Amen on syntax highlighting. We collectively have wasted a staggering amount of tine on this finnicky anti-feature. Personally I used it for at least a decade until I finally realized it was 98% distraction. When you think about it, it becomes obvious that almost all code you are reading must be syntactically correct, unless you've recently edited it. If the language needs syntax highlighting to be legible, that is a language issue. My theory for why it is so popular is that it can be low hanging fruit for validating code that is faster than the full compiler. But even in that case, I only want syntax errors to be highlighted. To me, syntax highlighting of correct code is simply unnecessary noise.
That being said, if you genuinely believe syntax highlighting makes you more productive, I won't argue with you. I just think it's unfortunate it's been made the default in most cases.
It never occurred to me to not like syntax highlighting but with a moment’s reflection, I’ll say that it’s especially helpful for other people’s code, and data. And dumb things like HTML. And my shell prompt.
It allows me to skip over code and not thoroughly read it.
ie. a colour for variables, methods, objects, strings, numbers.

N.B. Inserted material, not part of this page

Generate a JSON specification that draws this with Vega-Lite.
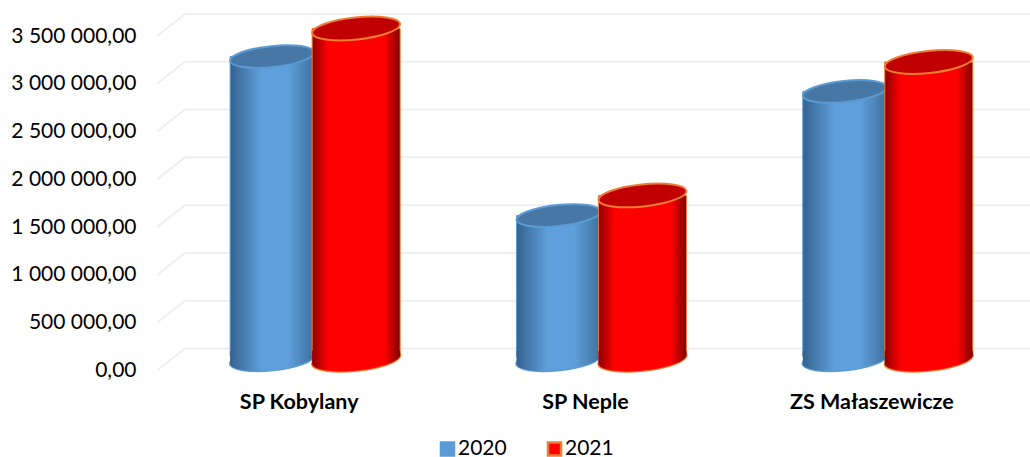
{
"$schema":"https://vega.github.io/schema/vega-lite/v6.json",
"width":873,"height":334.5,
"autosize":"none",
"padding":{"left":157,"top":36,"right":0,"bottom":86.5},
"background":"#ffffff",
"datasets":{
"cyl":[
{"school":"SP Kobylany","year":"2020","value":3180000},
{"school":"SP Kobylany","year":"2021","value":3474000},
{"school":"SP Neple","year":"2020","value":1517000},
{"school":"SP Neple","year":"2021","value":1727000},
{"school":"ZS Małaszewicze","year":"2020","value":2815000},
{"school":"ZS Małaszewicze","year":"2021","value":3123000}
],
"grid":[{"v":0},{"v":500000},{"v":1000000},{"v":1500000},{"v":2000000},{"v":2500000},{"v":3000000},{"v":3500000}]
},
"config":{"view":{"stroke":null},"font":"Lato"},
"resolve":{"scale":{"x":"independent"}},
"layer":[
{"data":{"name":"grid"},"layer":[
{"mark":{"type":"rule","stroke":"#efefef","strokeWidth":2,"y2Offset":-22},
"encoding":{
"x":{"datum":0,"type":"quantitative","scale":{"domain":[0,873],"range":[0,873],"nice":false,"zero":false},"axis":null},
"x2":{"datum":28},
"y":{"field":"v","type":"quantitative","scale":{"domain":[0,3500000]},
"axis":{"values":[0,500000,1000000,1500000,2000000,2500000,3000000,3500000],"title":null,"domain":false,"ticks":false,"grid":false,"labelPadding":21,"labelFontSize":21,"labelColor":"#000000","labelFont":"Lato","labelExpr":"replace(replace(format(datum.value,',.2f'),/,/g,' '),'.',',')"}},
"y2":{"field":"v"}}},
{"mark":{"type":"rule","stroke":"#efefef","strokeWidth":2,"yOffset":-22},
"encoding":{
"x":{"datum":28,"type":"quantitative","scale":{"domain":[0,873],"range":[0,873],"nice":false,"zero":false},"stack":null},
"x2":{"datum":873},
"y":{"field":"v","type":"quantitative"}}}
]},
{"data":{"name":"cyl"},
"encoding":{
"x":{"field":"school","type":"nominal","sort":null,"scale":{"range":[15,874],"paddingInner":0.406,"paddingOuter":0.203},
"axis":{"orient":"bottom","title":null,"domain":false,"ticks":false,"labelAngle":0,"labelOffset":-16,"labelPadding":21,"labelFontSize":21.5,"labelFontWeight":"bold","labelColor":"#000000","labelFont":"Lato"}},
"xOffset":{"field":"year","type":"nominal","scale":{"range":[0,168]}}
},
"layer":[
{"transform":[{"filter":"datum.year=='2020'"}],"mark":{"type":"point","filled":true,"opacity":1,"yOffset":-11,"size":7056,"strokeWidth":2.5,"shape":"M -1 0.105 A 1.005 0.25 -6 1 1 1 -0.105 A 1.005 0.25 -6 1 1 -1 0.105 Z"},
"encoding":{"y":{"datum":0,"type":"quantitative"},
"color":{"field":"year","type":"nominal","scale":{"domain":["2020","2021"],"range":["#5b9bd5","#ff0000"]},
"legend":{"title":null,"orient":"none","legendX":280,"legendY":402,"direction":"horizontal","symbolType":"square","symbolSize":170,"symbolStrokeWidth":2.5,"labelFontSize":21,"labelColor":"#000000","labelFont":"Lato","labelOffset":0,"columnPadding":35,"encode":{"symbols":{"update":{"shape":{"value":"square"}}}}}},
"stroke":{"field":"year","type":"nominal","scale":{"domain":["2020","2021"],"range":["#5b9bd5","#ed7d31"]},"legend":{"title":null,"orient":"none","legendX":280,"legendY":402,"direction":"horizontal","symbolType":"square","symbolSize":170,"symbolStrokeWidth":2.5,"labelFontSize":21,"labelColor":"#000000","labelFont":"Lato","labelOffset":0,"columnPadding":35,"encode":{"symbols":{"update":{"shape":{"value":"square"}}}}}}}},
{"transform":[{"filter":"datum.year=='2020'"}],"mark":{"type":"bar","yOffset":-10,"y2Offset":-14,"stroke":"#5b9bd5","strokeWidth":1,
"fill":{"gradient":"linear","x1":0,"x2":1,"y1":0,"y2":0,"stops":[{"offset":0,"color":"#35628d"},{"offset":0.38,"color":"#5fa0dc"},{"offset":0.68,"color":"#5fa0dc"},{"offset":1,"color":"#3f6f9b"}]}},
"encoding":{"y":{"field":"value","type":"quantitative"},"y2":{"datum":0}}},
{"transform":[{"filter":"datum.year=='2020'"}],"mark":{"type":"point","filled":true,"opacity":1,"yOffset":-11,"size":7056,"strokeWidth":0,"shape":"M -1 0.105 L -1 -0.2 L 1 -0.2 L 1 -0.105 A 1.005 0.25 -6 0 1 -1 0.105 Z",
"fill":{"gradient":"linear","x1":0,"x2":1,"y1":0,"y2":0,"stops":[{"offset":0,"color":"#35628d"},{"offset":0.38,"color":"#5fa0dc"},{"offset":0.68,"color":"#5fa0dc"},{"offset":1,"color":"#3f6f9b"}]}},
"encoding":{"y":{"datum":0,"type":"quantitative"}}},
{"transform":[{"filter":"datum.year=='2020'"}],"mark":{"type":"point","filled":true,"opacity":1,"yOffset":-10,"size":7056,"fill":"#4777a5","stroke":"#5b9bd5","strokeWidth":2,"shape":"M -1 0.105 A 1.005 0.25 -6 1 1 1 -0.105 A 1.005 0.25 -6 1 1 -1 0.105 Z"},
"encoding":{"y":{"field":"value","type":"quantitative"}}},
{"transform":[{"filter":"datum.year=='2021'"}],"mark":{"type":"point","filled":true,"opacity":1,"yOffset":-11,"size":7744,"strokeWidth":2.5,"shape":"M -1 0.105 A 1.005 0.25 -6 1 1 1 -0.105 A 1.005 0.25 -6 1 1 -1 0.105 Z"},
"encoding":{"y":{"datum":0,"type":"quantitative"},
"color":{"field":"year","type":"nominal"},
"stroke":{"field":"year","type":"nominal"}}},
{"transform":[{"filter":"datum.year=='2021'"}],"mark":{"type":"bar","width":88,"yOffset":-10,"y2Offset":-14,"stroke":"#ed7d31","strokeWidth":1,
"fill":{"gradient":"linear","x1":0,"x2":1,"y1":0,"y2":0,"stops":[{"offset":0,"color":"#8c0000"},{"offset":0.18,"color":"#ff0000"},{"offset":0.82,"color":"#ff0000"},{"offset":1,"color":"#800000"}]}},
"encoding":{"y":{"field":"value","type":"quantitative"},"y2":{"datum":0}}},
{"transform":[{"filter":"datum.year=='2021'"}],"mark":{"type":"point","filled":true,"opacity":1,"yOffset":-11,"size":7744,"strokeWidth":0,"shape":"M -1 0.105 L -1 -0.2 L 1 -0.2 L 1 -0.105 A 1.005 0.25 -6 0 1 -1 0.105 Z",
"fill":{"gradient":"linear","x1":0,"x2":1,"y1":0,"y2":0,"stops":[{"offset":0,"color":"#8c0000"},{"offset":0.18,"color":"#ff0000"},{"offset":0.82,"color":"#ff0000"},{"offset":1,"color":"#800000"}]}},
"encoding":{"y":{"datum":0,"type":"quantitative"}}},
{"transform":[{"filter":"datum.year=='2021'"}],"mark":{"type":"point","filled":true,"opacity":1,"yOffset":-10,"size":7744,"fill":"#c00000","stroke":"#ed7d31","strokeWidth":2,"shape":"M -1 0.105 A 1.005 0.25 -6 1 1 1 -0.105 A 1.005 0.25 -6 1 1 -1 0.105 Z"},
"encoding":{"y":{"field":"value","type":"quantitative"}}}
]}
]
}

So I can see a bit of code and see it's {variable}.{MethodName}({string}, {number}) and can generalise what that code is doing without needing to read the entire line and parse it myself.
It's invaluable to me for pattern recognition. Colors add a layer of contrasting, immediately parse-able information to a block of code that can make it recognizable at a glance, more unique than a pure grapheme skimming heuristic. I don't find it distracting, as when I'm actually reading the code I just tune it out. I don't need it, but it's definitely nice to have in a codebase with larger files.
That being said, if you genuinely believe syntax highlighting makes you more productive, I won't argue with you. I just think it's unfortunate it's been made the default in most cases.